Being from Kansas City, I know how great it is—but others don’t. Many of my collegiate friends thought I lived on a farm when I met them, or thought I didn’t know what a big city really looked like. If I had a dollar for every time I was called Dorothy or asked about my dog Toto, I wouldn’t have to work a day in my life. KC needs to be publicized. Get the word out, and the City of Fountains will draw a great crowd of fresh talent.

What Won’t Bring New Grads Here

Let’s take a second and talk about the streetcar. Is it cool and new? Yes. However, is it efficient? No. Overall, is it really necessary? Absolutely not—not if getting me to want to live here is the goal. It was a great idea, and may have met public transportation needs on some level, but it’s not necessary in the way that the subways in New York, or the “L” in Chicago are.

Kansas City has more highway lane miles than any major city in the U.S. The reality is, you need a car if you’re going to live here. And it’s not inconvenient to do so. Traffic isn’t a problem here. Yes, the interstates do get congested in and out of Downtown during rush hour, but the traffic issues aren’t likely to keep people from choosing public transit over vehicle ownership. I understand the environmental benefits of using public transportation, but that’s not what is going to bring more people to Kansas City. 

Another idea developers seem to think will bring Millennials here is more apartments. There is this notion of the “mortgage-free” or “renter-by-choice” graduate. In my opinion, that’s not a factor unique to our generation—how many people from other generations finished their education and moved directly into home ownership? I don’t know anyone, young or old, that has come out of college wanting to add to the debt they’ve accrued with student loans.
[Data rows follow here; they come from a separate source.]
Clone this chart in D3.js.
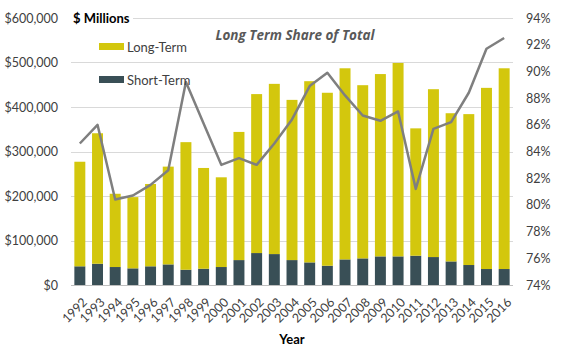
<!DOCTYPE html>
<html>
<head>
<meta charset="utf-8">
<script src="https://cdn.jsdelivr.net/npm/d3@7"></script>
<style>
  body { margin: 0; background: #fff; }
  svg text { font-family: Lato, "Open Sans", sans-serif; }
</style>
</head>
<body>
<svg id="chart" width="576" height="348"></svg>
<script>
/** Years along the bottom */
var years = ['1992', '1993', '1994', '1995', '1996', '1997', '1998', '1999', '2000',
    '2001', '2002', '2003', '2004', '2005', '2006', '2007', '2008', '2009', '2010',
    '2011', '2012', '2013', '2014', '2015', '2016'];

/** Short-term, $ millions (bottom of stack) */
var shortTerm = [42000, 47800, 40400, 37400, 42000, 46300, 34300, 36600, 40400,
    56000, 71800, 69500, 56000, 50800, 43300, 57500, 59800, 64300, 64300,
    65800, 62800, 53000, 44900, 35900, 35900];

/** Long-term, $ millions (stacked on top) */
var longTerm = [235000, 293200, 164600, 160100, 185000, 219700, 286700, 226400, 201600,
    288000, 357200, 382500, 360000, 407200, 388700, 429500, 389200, 409700, 434700,
    286200, 377200, 333000, 339100, 407100, 451100];

/** Long term share of total, percent (right axis) */
var ltShare = [84.6, 86.0, 80.4, 80.7, 81.5, 82.6, 89.2, 86.1, 83.0,
    83.5, 83.0, 84.6, 86.4, 88.9, 89.9, 88.2, 86.7, 86.3, 87.0,
    81.2, 85.7, 86.2, 88.4, 91.7, 92.5];

var leftTicks = [0, 100000, 200000, 300000, 400000, 500000, 600000];
var rightTicks = [74, 76, 78, 80, 82, 84, 86, 88, 90, 92, 94];

var longColor = '#d3c70d',
    shortColor = '#394f56',
    lineColor = '#7f7f7f';

var margin = {left: 71, right: 63, top: 18, bottom: 63};
var width = 576 - margin.left - margin.right,
    height = 348 - margin.top - margin.bottom;

var svg = d3.select('#chart');
var g = svg.append('g').attr('transform', 'translate(' + margin.left + ',' + margin.top + ')');

var x = d3.scaleBand().domain(years).range([0, width]).paddingInner(0.38).paddingOuter(0.19);
var yLeft = d3.scaleLinear().domain([0, 600000]).range([height, 0]);
var yRight = d3.scaleLinear().domain([74, 94]).range([height, 0]);

// gridlines
g.append('g')
    .selectAll('line')
    .data(leftTicks.slice(1))
    .enter()
    .append('line')
    .attr('x1', 0)
    .attr('x2', width)
    .attr('y1', function (d) { return Math.round(yLeft(d)) + 0.5; })
    .attr('y2', function (d) { return Math.round(yLeft(d)) + 0.5; })
    .attr('stroke', '#d9d9d9')
    .attr('stroke-width', 1);

// left axis
var leftAxis = g.append('g')
    .call(d3.axisLeft(yLeft).tickValues(leftTicks).tickSize(0).tickPadding(13)
        .tickFormat(function (d) { return '$' + d3.format(',')(d); }));
leftAxis.select('.domain').remove();
leftAxis.selectAll('text').attr('font-size', 12.5).attr('fill', '#404040');

// right axis
var rightAxis = g.append('g')
    .attr('transform', 'translate(' + width + ',0)')
    .call(d3.axisRight(yRight).tickValues(rightTicks).tickSize(0).tickPadding(13)
        .tickFormat(function (d) { return d + '%'; }));
rightAxis.select('.domain').remove();
rightAxis.selectAll('text').attr('font-size', 12.5).attr('fill', '#404040');

// bars
var bars = g.append('g').selectAll('g')
    .data(years)
    .enter()
    .append('g');

bars.append('rect')
    .attr('x', function (d) { return x(d); })
    .attr('width', x.bandwidth())
    .attr('y', function (d, i) { return yLeft(shortTerm[i]); })
    .attr('height', function (d, i) { return height - yLeft(shortTerm[i]); })
    .attr('fill', shortColor);

bars.append('rect')
    .attr('x', function (d) { return x(d); })
    .attr('width', x.bandwidth())
    .attr('y', function (d, i) { return yLeft(shortTerm[i] + longTerm[i]); })
    .attr('height', function (d, i) { return yLeft(shortTerm[i]) - yLeft(shortTerm[i] + longTerm[i]); })
    .attr('fill', longColor);

// baseline
g.append('line')
    .attr('x1', 0).attr('x2', width)
    .attr('y1', height + 0.5).attr('y2', height + 0.5)
    .attr('stroke', '#bfbfbf');

// bottom axis labels
var bottomAxis = g.append('g')
    .attr('transform', 'translate(0,' + height + ')')
    .call(d3.axisBottom(x).tickSize(0).tickPadding(0));
bottomAxis.select('.domain').remove();
bottomAxis.selectAll('text')
    .attr('font-size', 12.5)
    .attr('fill', '#404040')
    .attr('text-anchor', 'end')
    .attr('dy', '0.35em')
    .attr('transform', 'translate(5,15) rotate(-45)');

// legend
var legendItems = [
    {label: 'Long-Term', color: longColor, y: 47},
    {label: 'Short-Term', color: shortColor, y: 80}
];
var legend = svg.append('g').selectAll('g')
    .data(legendItems)
    .enter()
    .append('g');
legend.append('rect')
    .attr('x', 99).attr('y', function (d) { return d.y - 4; })
    .attr('width', 25).attr('height', 7)
    .attr('fill', function (d) { return d.color; });
legend.append('text')
    .attr('x', 127).attr('y', function (d) { return d.y; })
    .attr('dy', '0.35em')
    .attr('font-size', 13)
    .attr('fill', '#404040')
    .text(function (d) { return d.label; });

// share line
var line = d3.line()
    .x(function (d, i) { return x(years[i]) + x.bandwidth() / 2; })
    .y(function (d) { return yRight(d); });
g.append('path')
    .datum(ltShare)
    .attr('d', line)
    .attr('fill', 'none')
    .attr('stroke', lineColor)
    .attr('stroke-width', 2.5)
    .attr('stroke-linejoin', 'round');

// "$ Millions" label, with white box to hide the gridline behind it
svg.append('rect')
    .attr('x', 71).attr('y', 10).attr('width', 62).attr('height', 16)
    .attr('fill', '#fff');
svg.append('text')
    .attr('x', 73).attr('y', 18)
    .attr('dy', '0.35em')
    .attr('font-size', 13)
    .attr('font-weight', 'bold')
    .attr('fill', '#000')
    .text('$ Millions');

// title
svg.append('text')
    .attr('x', 295).attr('y', 35)
    .attr('dy', '0.35em')
    .attr('text-anchor', 'middle')
    .attr('font-size', 13.5)
    .attr('font-style', 'italic')
    .attr('font-weight', 'bold')
    .attr('fill', '#595959')
    .style('font-family', '"Open Sans", sans-serif')
    .text('Long Term Share of Total');

// x axis title
svg.append('text')
    .attr('x', 292).attr('y', 339)
    .attr('dy', '0.35em')
    .attr('text-anchor', 'middle')
    .attr('font-size', 13)
    .attr('font-weight', 'bold')
    .attr('fill', '#000')
    .text('Year');
</script>
</body>
</html>
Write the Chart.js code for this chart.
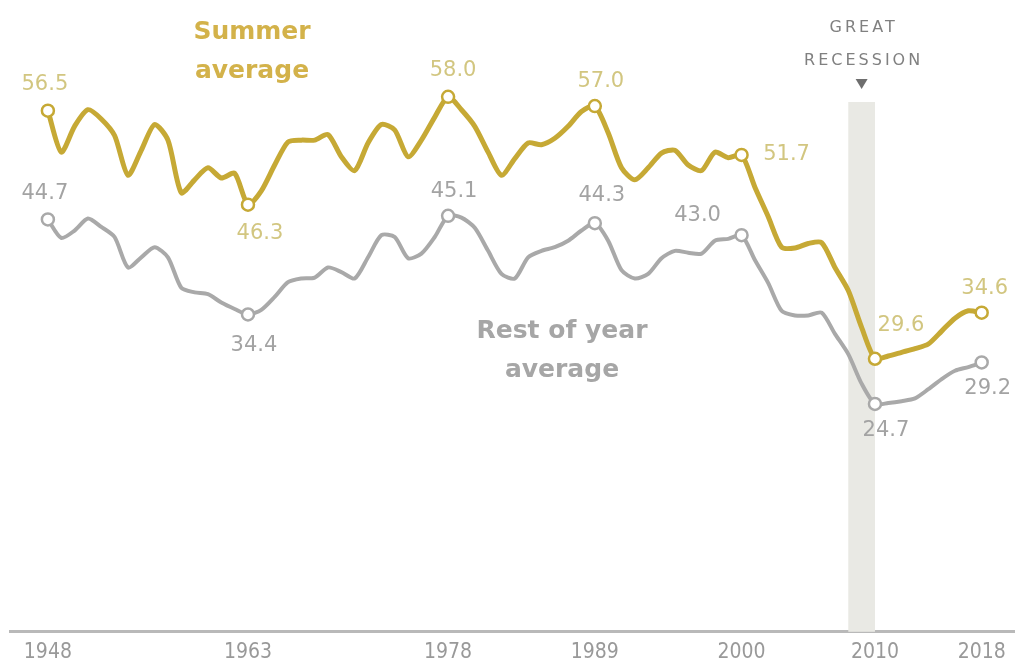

So, yes, while we will look for apartments at first, eventually we will want to move into single-family homes to start and raise a family. But even now, single-family homes are becoming scarce and the prices are skyrocketing. More developments of these types of houses, with an eye toward the long term, will make Kansas City more appealing and keep people in the area longer, rather than trapping them in a one or two-bedroom apartment.

Kansas City is a home-run town. It is small enough to be manageable, but big enough to provide ample entertainment and activities. There is something for everyone, with the opportunity to create any kind of lifestyle you want.

The business world here is thriving, but it needs new talent and innovation in order to keep it that way. If we can create workplace environments that are attractive and enticing, we can bring Millennials from all over the country. All we need is to show people what we have here.

By recruiting at colleges across the country, showing people the diversity of our city, and getting the word out about opportunities here, we can attract some of the best talent. I’ll do my part in the small town of South Bend, Indiana, but I need your help Kansas City! Let’s make Kansas City the post-grad destination we all know it can be!